All lines from the beginning of the listing through the line with "var ink = '#333';" are to be copied word for word; the pictures are not.
═══ Supplied material ═══
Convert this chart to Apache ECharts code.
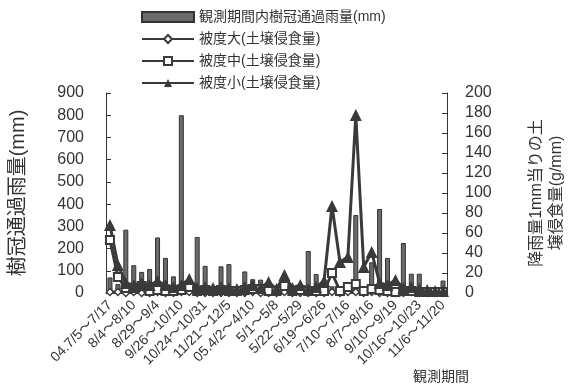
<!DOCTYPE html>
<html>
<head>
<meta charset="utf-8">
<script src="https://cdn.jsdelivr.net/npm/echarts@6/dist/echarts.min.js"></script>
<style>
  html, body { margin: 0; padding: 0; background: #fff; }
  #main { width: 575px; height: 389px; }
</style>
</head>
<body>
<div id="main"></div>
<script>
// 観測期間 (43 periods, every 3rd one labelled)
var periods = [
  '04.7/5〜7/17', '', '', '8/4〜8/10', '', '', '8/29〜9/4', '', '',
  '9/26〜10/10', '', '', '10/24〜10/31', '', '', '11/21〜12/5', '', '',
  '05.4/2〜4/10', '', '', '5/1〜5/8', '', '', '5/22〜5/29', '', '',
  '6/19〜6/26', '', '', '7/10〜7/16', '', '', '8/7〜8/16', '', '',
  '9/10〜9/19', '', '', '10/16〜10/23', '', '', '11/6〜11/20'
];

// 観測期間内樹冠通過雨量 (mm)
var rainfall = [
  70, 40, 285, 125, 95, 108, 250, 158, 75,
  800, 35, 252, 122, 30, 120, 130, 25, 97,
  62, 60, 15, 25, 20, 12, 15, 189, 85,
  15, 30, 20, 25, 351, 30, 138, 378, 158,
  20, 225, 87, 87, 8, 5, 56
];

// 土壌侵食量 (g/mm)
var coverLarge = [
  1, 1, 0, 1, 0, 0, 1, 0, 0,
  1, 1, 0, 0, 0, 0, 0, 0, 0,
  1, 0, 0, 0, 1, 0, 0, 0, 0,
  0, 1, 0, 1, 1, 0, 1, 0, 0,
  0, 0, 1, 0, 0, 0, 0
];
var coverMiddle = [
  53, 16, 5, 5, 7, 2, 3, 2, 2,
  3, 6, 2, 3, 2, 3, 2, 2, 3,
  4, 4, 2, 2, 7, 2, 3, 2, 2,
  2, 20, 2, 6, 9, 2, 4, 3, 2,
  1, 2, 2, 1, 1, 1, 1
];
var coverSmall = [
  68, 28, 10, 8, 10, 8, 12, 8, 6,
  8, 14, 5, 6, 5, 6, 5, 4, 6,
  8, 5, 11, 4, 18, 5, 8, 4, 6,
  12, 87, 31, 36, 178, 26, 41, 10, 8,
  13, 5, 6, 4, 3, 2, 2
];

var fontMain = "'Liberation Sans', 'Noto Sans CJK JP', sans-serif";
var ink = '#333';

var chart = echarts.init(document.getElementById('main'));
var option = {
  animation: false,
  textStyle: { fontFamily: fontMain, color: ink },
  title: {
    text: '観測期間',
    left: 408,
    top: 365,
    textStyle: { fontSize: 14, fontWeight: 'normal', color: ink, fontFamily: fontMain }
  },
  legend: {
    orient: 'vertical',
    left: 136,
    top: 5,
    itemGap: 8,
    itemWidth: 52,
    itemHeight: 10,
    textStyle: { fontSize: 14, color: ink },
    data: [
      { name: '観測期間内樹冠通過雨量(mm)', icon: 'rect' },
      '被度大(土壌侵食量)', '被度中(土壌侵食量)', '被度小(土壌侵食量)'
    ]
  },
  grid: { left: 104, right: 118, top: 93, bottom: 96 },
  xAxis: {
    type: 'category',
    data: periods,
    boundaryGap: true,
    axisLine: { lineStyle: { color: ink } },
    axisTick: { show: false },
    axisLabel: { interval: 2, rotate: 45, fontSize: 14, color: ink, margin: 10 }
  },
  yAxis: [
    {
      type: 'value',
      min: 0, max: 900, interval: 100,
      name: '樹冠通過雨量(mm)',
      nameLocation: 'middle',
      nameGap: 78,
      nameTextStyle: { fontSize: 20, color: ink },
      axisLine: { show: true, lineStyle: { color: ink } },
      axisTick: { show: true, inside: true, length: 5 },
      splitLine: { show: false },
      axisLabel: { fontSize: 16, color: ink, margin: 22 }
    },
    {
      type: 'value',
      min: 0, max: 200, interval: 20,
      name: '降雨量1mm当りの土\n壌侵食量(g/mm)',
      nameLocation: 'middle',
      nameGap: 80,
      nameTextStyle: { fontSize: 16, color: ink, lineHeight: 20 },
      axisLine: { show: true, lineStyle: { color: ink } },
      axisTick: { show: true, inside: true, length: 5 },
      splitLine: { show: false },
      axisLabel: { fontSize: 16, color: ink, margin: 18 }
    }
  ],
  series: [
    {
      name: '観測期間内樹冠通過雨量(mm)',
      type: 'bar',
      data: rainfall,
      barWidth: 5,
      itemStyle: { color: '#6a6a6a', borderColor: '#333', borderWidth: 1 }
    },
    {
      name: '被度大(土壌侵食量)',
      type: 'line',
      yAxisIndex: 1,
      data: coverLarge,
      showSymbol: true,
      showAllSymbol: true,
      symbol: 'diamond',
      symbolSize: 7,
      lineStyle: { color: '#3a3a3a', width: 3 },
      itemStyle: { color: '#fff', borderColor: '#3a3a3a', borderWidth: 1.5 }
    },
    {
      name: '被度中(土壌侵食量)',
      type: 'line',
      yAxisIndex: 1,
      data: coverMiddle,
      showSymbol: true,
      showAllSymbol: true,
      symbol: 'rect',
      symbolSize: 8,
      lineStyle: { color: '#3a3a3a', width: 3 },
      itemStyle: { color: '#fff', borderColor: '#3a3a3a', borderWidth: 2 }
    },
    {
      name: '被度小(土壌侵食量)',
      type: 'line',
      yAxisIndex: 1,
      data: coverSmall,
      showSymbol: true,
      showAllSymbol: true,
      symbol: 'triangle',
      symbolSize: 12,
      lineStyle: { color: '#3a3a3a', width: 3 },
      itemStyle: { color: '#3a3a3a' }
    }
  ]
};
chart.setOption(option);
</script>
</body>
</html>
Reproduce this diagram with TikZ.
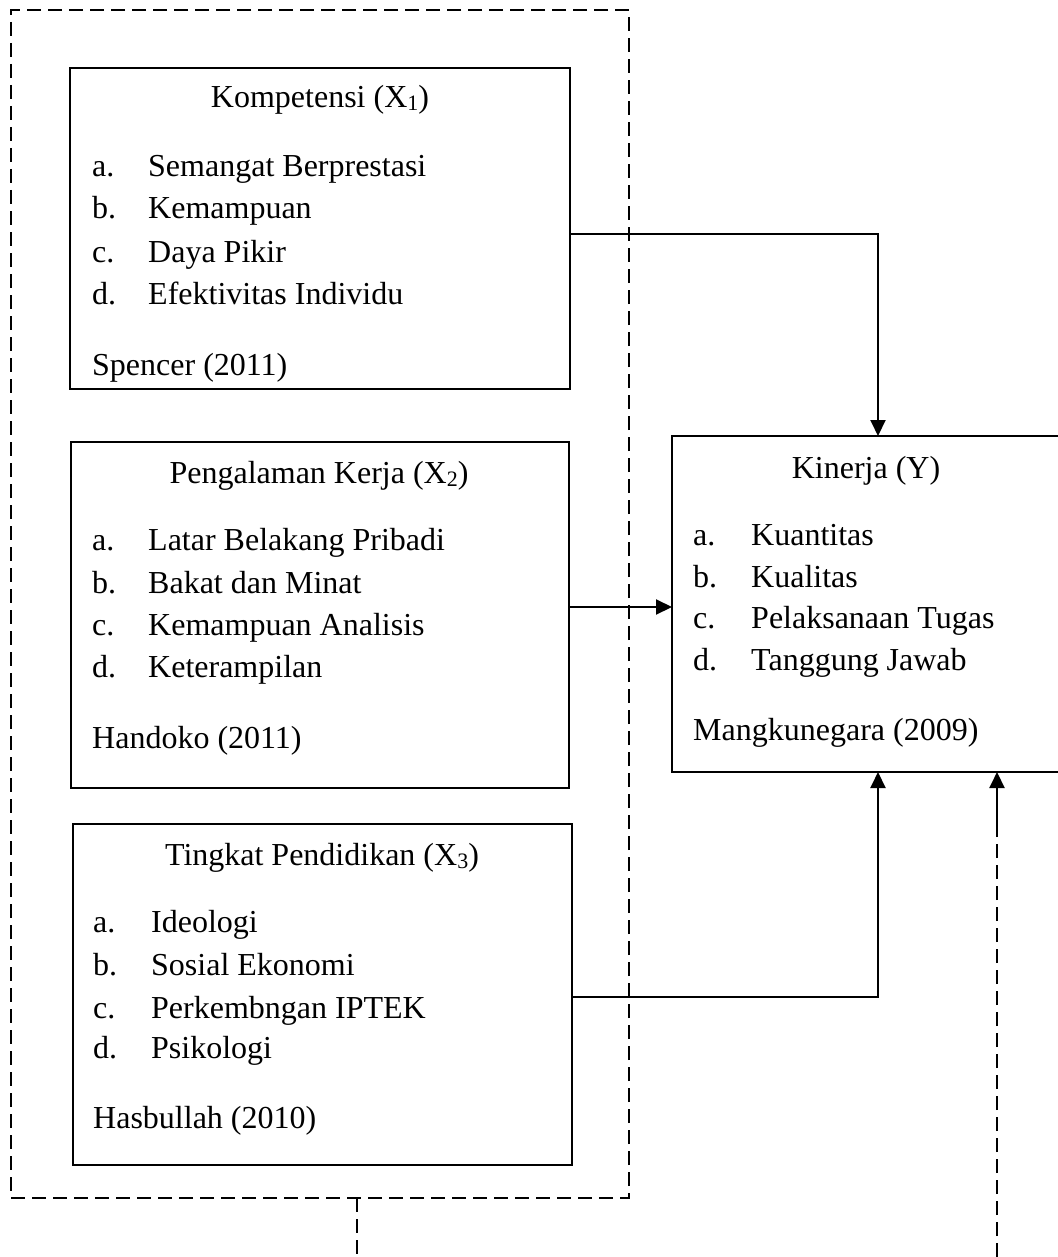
═══
== Reply ==
Convert this chart to Apache ECharts code.
<!DOCTYPE html>
<html>
<head>
<meta charset="utf-8">
<script src="https://cdn.jsdelivr.net/npm/echarts@6/dist/echarts.min.js"></script>
<style>
  html, body { margin: 0; padding: 0; background: #fff; }
  #main { width: 575px; height: 389px; }
</style>
</head>
<body>
<div id="main"></div>
<script>
// 観測期間 (43 periods, every 3rd one labelled)
var periods = [
  '04.7/5〜7/17', '', '', '8/4〜8/10', '', '', '8/29〜9/4', '', '',
  '9/26〜10/10', '', '', '10/24〜10/31', '', '', '11/21〜12/5', '', '',
  '05.4/2〜4/10', '', '', '5/1〜5/8', '', '', '5/22〜5/29', '', '',
  '6/19〜6/26', '', '', '7/10〜7/16', '', '', '8/7〜8/16', '', '',
  '9/10〜9/19', '', '', '10/16〜10/23', '', '', '11/6〜11/20'
];

// 観測期間内樹冠通過雨量 (mm)
var rainfall = [
  70, 40, 285, 125, 95, 108, 250, 158, 75,
  800, 35, 252, 122, 30, 120, 130, 25, 97,
  62, 60, 15, 25, 20, 12, 15, 189, 85,
  15, 30, 20, 25, 351, 30, 138, 378, 158,
  20, 225, 87, 87, 8, 5, 56
];

// 土壌侵食量 (g/mm)
var coverLarge = [
  1, 1, 0, 1, 0, 0, 1, 0, 0,
  1, 1, 0, 0, 0, 0, 0, 0, 0,
  1, 0, 0, 0, 1, 0, 0, 0, 0,
  0, 1, 0, 1, 1, 0, 1, 0, 0,
  0, 0, 1, 0, 0, 0, 0
];
var coverMiddle = [
  53, 16, 5, 5, 7, 2, 3, 2, 2,
  3, 6, 2, 3, 2, 3, 2, 2, 3,
  4, 4, 2, 2, 7, 2, 3, 2, 2,
  2, 20, 2, 6, 9, 2, 4, 3, 2,
  1, 2, 2, 1, 1, 1, 1
];
var coverSmall = [
  68, 28, 10, 8, 10, 8, 12, 8, 6,
  8, 14, 5, 6, 5, 6, 5, 4, 6,
  8, 5, 11, 4, 18, 5, 8, 4, 6,
  12, 87, 31, 36, 178, 26, 41, 10, 8,
  13, 5, 6, 4, 3, 2, 2
];

var fontMain = "'Liberation Sans', 'Noto Sans CJK JP', sans-serif";
var ink = '#333';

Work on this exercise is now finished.